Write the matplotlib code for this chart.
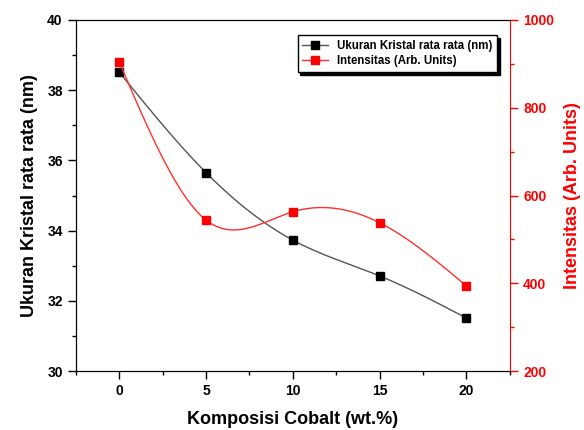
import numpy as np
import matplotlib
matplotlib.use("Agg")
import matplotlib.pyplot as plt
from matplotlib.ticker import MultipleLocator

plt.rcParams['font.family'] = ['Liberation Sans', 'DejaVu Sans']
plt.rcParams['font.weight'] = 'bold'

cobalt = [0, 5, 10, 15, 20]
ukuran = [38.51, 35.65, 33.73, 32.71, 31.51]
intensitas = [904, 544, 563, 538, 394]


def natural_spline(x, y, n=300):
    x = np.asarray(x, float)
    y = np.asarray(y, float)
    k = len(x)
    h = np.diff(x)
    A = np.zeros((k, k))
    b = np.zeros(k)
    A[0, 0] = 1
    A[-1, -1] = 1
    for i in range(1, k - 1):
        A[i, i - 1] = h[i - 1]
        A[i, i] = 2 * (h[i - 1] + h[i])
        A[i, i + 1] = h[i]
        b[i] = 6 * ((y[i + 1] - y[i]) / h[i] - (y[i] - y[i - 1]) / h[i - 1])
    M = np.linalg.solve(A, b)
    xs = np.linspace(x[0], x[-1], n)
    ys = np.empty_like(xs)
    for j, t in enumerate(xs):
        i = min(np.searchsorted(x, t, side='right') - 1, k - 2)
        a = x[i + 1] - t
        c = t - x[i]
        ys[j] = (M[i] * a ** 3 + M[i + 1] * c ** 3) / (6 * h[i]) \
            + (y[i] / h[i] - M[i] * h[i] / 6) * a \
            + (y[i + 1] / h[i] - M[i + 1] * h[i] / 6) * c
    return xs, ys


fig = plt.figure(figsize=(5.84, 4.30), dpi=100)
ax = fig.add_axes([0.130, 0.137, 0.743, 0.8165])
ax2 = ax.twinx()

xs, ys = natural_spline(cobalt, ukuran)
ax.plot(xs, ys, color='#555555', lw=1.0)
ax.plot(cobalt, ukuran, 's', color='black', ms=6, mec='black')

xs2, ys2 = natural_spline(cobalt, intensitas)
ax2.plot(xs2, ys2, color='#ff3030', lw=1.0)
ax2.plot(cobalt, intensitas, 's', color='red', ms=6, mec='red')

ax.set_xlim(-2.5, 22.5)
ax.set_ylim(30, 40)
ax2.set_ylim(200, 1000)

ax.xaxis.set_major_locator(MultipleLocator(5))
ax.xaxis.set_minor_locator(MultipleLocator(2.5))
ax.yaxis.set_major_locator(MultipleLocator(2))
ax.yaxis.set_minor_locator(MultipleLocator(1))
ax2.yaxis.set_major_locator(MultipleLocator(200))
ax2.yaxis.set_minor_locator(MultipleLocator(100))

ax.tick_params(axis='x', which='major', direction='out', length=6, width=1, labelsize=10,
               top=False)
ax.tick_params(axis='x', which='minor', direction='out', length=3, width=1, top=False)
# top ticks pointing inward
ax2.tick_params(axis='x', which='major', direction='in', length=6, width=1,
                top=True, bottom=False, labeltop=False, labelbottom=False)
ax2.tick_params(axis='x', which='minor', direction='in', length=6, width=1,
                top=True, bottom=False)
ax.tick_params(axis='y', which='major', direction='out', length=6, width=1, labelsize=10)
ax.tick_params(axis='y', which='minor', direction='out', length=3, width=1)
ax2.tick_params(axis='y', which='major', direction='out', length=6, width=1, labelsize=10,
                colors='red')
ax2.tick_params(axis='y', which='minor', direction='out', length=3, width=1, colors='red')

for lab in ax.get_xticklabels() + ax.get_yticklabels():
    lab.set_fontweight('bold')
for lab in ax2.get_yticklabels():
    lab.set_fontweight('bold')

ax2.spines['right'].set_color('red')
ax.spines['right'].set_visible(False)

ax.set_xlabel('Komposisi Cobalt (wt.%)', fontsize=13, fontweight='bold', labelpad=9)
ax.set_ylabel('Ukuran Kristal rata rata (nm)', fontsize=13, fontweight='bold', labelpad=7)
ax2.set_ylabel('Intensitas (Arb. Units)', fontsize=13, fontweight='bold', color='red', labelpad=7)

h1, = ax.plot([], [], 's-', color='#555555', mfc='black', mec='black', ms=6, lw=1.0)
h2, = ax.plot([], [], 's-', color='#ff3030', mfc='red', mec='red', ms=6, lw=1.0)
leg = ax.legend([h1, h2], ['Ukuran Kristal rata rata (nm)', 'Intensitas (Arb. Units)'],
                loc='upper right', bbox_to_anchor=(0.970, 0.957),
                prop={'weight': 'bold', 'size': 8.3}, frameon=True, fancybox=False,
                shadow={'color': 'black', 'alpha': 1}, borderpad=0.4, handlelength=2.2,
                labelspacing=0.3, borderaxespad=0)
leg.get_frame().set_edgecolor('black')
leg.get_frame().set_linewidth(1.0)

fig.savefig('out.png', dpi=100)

---*---

Exercise:
Set down again, exactly, the lines of the material above from its first line to the one with "plt.rcParams['font.weight'] = 'bold'", inclusive. Leave the pictures out.

Answer to this problem:
Write the matplotlib code for this chart.
import numpy as np
import matplotlib
matplotlib.use("Agg")
import matplotlib.pyplot as plt
from matplotlib.ticker import MultipleLocator

plt.rcParams['font.family'] = ['Liberation Sans', 'DejaVu Sans']
plt.rcParams['font.weight'] = 'bold'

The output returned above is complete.